I’ve been exhibiting some old-school behavior of late. Just this week:
- I called a friend to talk through a concern. I could have engaged in a long stream of SMS messages, but thought it more direct and personal to just call the person up, listen to the emotion in her voice, and get right to the point.
- I sat down and crafted a handwritten note to congratulate a friend on a personal accomplishment. I could have responded to the LinkedIn notice of the event by clicking to add a quick “Congrats” to his timeline, or I could have posted on his Facebook page. Somehow I thought the accomplishment deserved more recognition and my friend thanked me for taking time to pick up pen and paper, as well as invest in a stamp.
- Encountering a seldom-seen friend while out shopping, I stopped, held the door for him and addressed him by his first name. Somehow that seemed a more personal way to address my friend, rather than the throw-away “Dude, Man, or Bro”.
The funny thing about culture is that “norms” change, but at an almost imperceptible rate. We can find ourselves behaving differently than we did 2 years prior without being able to put our finger on “why” the change took place.
In our digitally driven culture, these changes are happening more often and in multiple areas of our lives. I’d like to think that some of the digital communications habits we’ve adopted as a people aren’t always “better”, they just “are”. The herd mentality takes over and we rationalize that if everyone is doing it, then it must be ok.
Our human ability to create new technology has proven to outpace our capacity to gracefully incorporate the technology into our lives. Take a drive down any major thoroughfare in America and you’ll see a large percentage of people driving with their heads down – looking at their mobile phones. I would venture to say that most people would acknowledge the danger in distracted driving, but we still can’t stop.
Trends in loyalty marketing, Millennial marketing in particular, are being impacted in a way that mirrors cultural change. The biggest change seems to be a move to behavioral marketing, providing incentives for customer interactions online and in social channels rather than just rewarding for purchase transactions themselves.
On the surface, the idea is spot – on and is something that we’ve advocated on as Contextual Loyalty. The unfortunate by-product of the evolution is that many pundits are liberally bashing points programs as a thing of the past, labeling them as “spend and get” as if to smear all value associated with the model. Points programs, they say are expensive, create financial liability, and generally fall short of satisfying today’s standard to engage digital customers.
Our vision for Contextual Loyalty includes attention to balancing awards for purchase as well as interactions. As the rush to reward interactions has grown, many brands may discover that programs that gratuitously reward for online interactions (posts, tweets, updates, check-ins, user generated content, etc.) will fall short if structured in a one-sided manner. It’s entirely possible that even the most digitally conversant among consumers will grow tired of having to tweet, favorite and post about “Brand X” to gain access to rewards.
There are several risky implications that come from imbalanced loyalty structure:
- By putting the earning power of a customer rewards program solely in this domain, the invitation to game the system is magnified.

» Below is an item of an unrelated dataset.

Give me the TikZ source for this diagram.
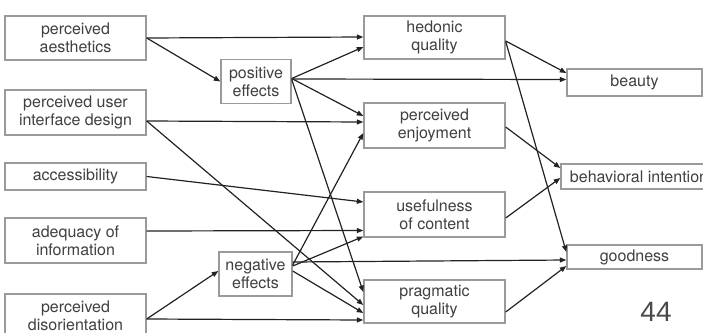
\documentclass[tikz,border=0pt]{standalone}
\usepackage{fontspec}
\setmainfont{TeX Gyre Heros}
\newfontfamily\pagenumfont{Liberation Sans}
\usetikzlibrary{arrows.meta,calc}
\definecolor{boxline}{HTML}{9A9A9A}
\definecolor{boxtext}{HTML}{404040}
\definecolor{arrowline}{HTML}{222222}
\definecolor{pagenumtext}{HTML}{4A4A4A}
\tikzset{
  box/.style={draw=boxline, line width=1.4pt, fill=white, text=boxtext,
    align=center, inner sep=0pt, font=\fontsize{16}{18}\selectfont},
  leftbox/.style={box, minimum width=141pt},
  midbox/.style={box, minimum width=141pt},
  effbox/.style={box, minimum height=44pt},
  rightbox/.style={box, minimum width=135pt},
  arr/.style={draw=arrowline, line width=1.2pt,
    -{Triangle[length=6.5pt,width=5pt]}},
}
\begin{document}
\begin{tikzpicture}[x=1pt,y=-1pt]
\useasboundingbox (0,0) rectangle (703,332);
\clip (0,0) rectangle (703,332);

% input constructs
\node[leftbox, minimum height=44pt] (aes) at (75.5,38) {perceived\\aesthetics};
\node[leftbox, minimum height=45pt] (ui)  at (75.5,112.5) {perceived user\\interface design};
\node[leftbox, minimum height=27pt] (acc) at (75.5,176.5) {accessibility};
\node[leftbox, minimum height=45pt] (adq) at (75.5,240.5) {adequacy of\\information};
\node[leftbox, minimum height=44pt] (dis) at (75.5,316) {perceived\\disorientation};

% emotional effects
\node[effbox, minimum width=70pt] (pos) at (256,81.5) {positive\\effects};
\node[effbox, minimum width=73pt] (neg) at (255.5,274) {negative\\effects};

% quality perceptions
\node[midbox, minimum height=43pt] (hed)  at (434.5,37.5)  {hedonic\\quality};
\node[midbox, minimum height=45pt] (enj)  at (434.5,125.5) {perceived\\enjoyment};
\node[midbox, minimum height=45pt] (use)  at (434.5,214.5) {usefulness\\of content};
\node[midbox, minimum height=43pt] (prag) at (434.5,301.5) {pragmatic\\quality};

% outcomes
\node[rightbox, minimum height=27pt] (beauty) at (634.5,82.5) {beauty};
\node[rightbox, minimum height=25pt] (beh)    at (634.5,176.5) {\hspace*{9pt}behavioral intention};
\node[rightbox, minimum height=24pt] (good)   at (634.5,257) {goodness};

% paths from the input constructs
\draw[arr] (aes.east) -- ($(hed.west)+(0,-0.5)$);
\draw[arr] (aes.east) -- (pos.west);
\draw[arr] ($(ui.east)+(0,8.5)$) -- ($(enj.west)+(0,-3.5)$);
\draw[arr] ($(ui.east)+(0,8.5)$) -- ($(prag.west)+(0,3.5)$);
\draw[arr] (acc.east) -- ($(use.west)+(0,-12.5)$);
\draw[arr] ($(adq.east)+(0,-9.5)$) -- ($(use.west)+(0,16)$);
\draw[arr] ($(dis.east)+(0,3)$) -- ($(neg.west)+(0,-3)$);
\draw[arr] ($(dis.east)+(0,3)$) -- ($(prag.west)+(0,18.5)$);

% paths from positive effects
\draw[arr] ($(pos.east)+(0,-3)$) -- ($(hed.west)+(0,9.5)$);
\draw[arr] ($(pos.east)+(0,-2.5)$) -- ($(beauty.west)+(0,-3)$);
\draw[arr] ($(pos.east)+(0,-3)$) -- ($(enj.west)+(0,-9.5)$);
\draw[arr] ($(pos.east)+(0,-2)$) -- ($(prag.west)+(0,-9.5)$);

% paths from negative effects
\draw[arr] ($(neg.east)+(0,-9)$) -- ($(enj.west)+(0,7.5)$);
\draw[arr] ($(neg.east)+(0,-8)$) -- ($(use.west)+(0,22)$);
\draw[arr] ($(neg.east)+(0,-12)$) -- ($(good.west)+(0,3)$);
\draw[arr] ($(neg.east)+(0,-3)$) -- ($(prag.west)+(0,11.5)$);

% paths to the outcomes
\draw[arr] ($(hed.east)+(0,3.5)$) -- ($(beauty.west)+(0,-9.5)$);
\draw[arr] ($(hed.east)+(0,4)$) -- ($(good.west)+(0,-5)$);
\draw[arr] ($(enj.east)+(0,1.5)$) -- ($(beh.west)+(0,-8.5)$);
\draw[arr] ($(use.east)+(0,3.5)$) -- ($(beh.west)+(0,1.5)$);
\draw[arr] ($(prag.east)+(0,10.5)$) -- ($(good.west)+(0,9)$);

% page number
\node[text=pagenumtext, font=\pagenumfont\fontsize{28}{28}\selectfont, inner sep=0pt]
  (pagenum) at (656,312) {44};
\end{tikzpicture}
\end{document}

- Even true brand loyalists will succumb to the need to post mass quantities of updates if they are to gain tier status and their posts will evidence the quantity of their online interactions rather than their quality.
- The value of user-generated impressions will be diluted. Never forget the online world is skeptic driven. Conspiracy theories abound and the trolls are always just one click away. As soon as a brand’s “social loyalty” program smells like paid propaganda, the critics will cry out for all to hear.
Remember the value of authentic reviews, recommendations and posts. The more transparent, the more they express true brand love and serve as confidence building evidence for others to shift their patronage away from a competitor.
Just like it will take some horrific accidents on the road to convince drivers that staring at their phone while on the highway is not a sustainable practice, brands rushing headlong to launch socially driven customer loyalty programs will experience some accidents along the way. None we hope will be dramatic as what can happen on the highway, but there is potential brand damage at stake.
We always recommend to stack up your planned customer marketing strategy against industry practice. A balanced value proposition has delivered the best results over 30 years of loyalty marketing and no matter what new technology or digital communications channel you have to add to your mix, remember to keep some balance in your program structure.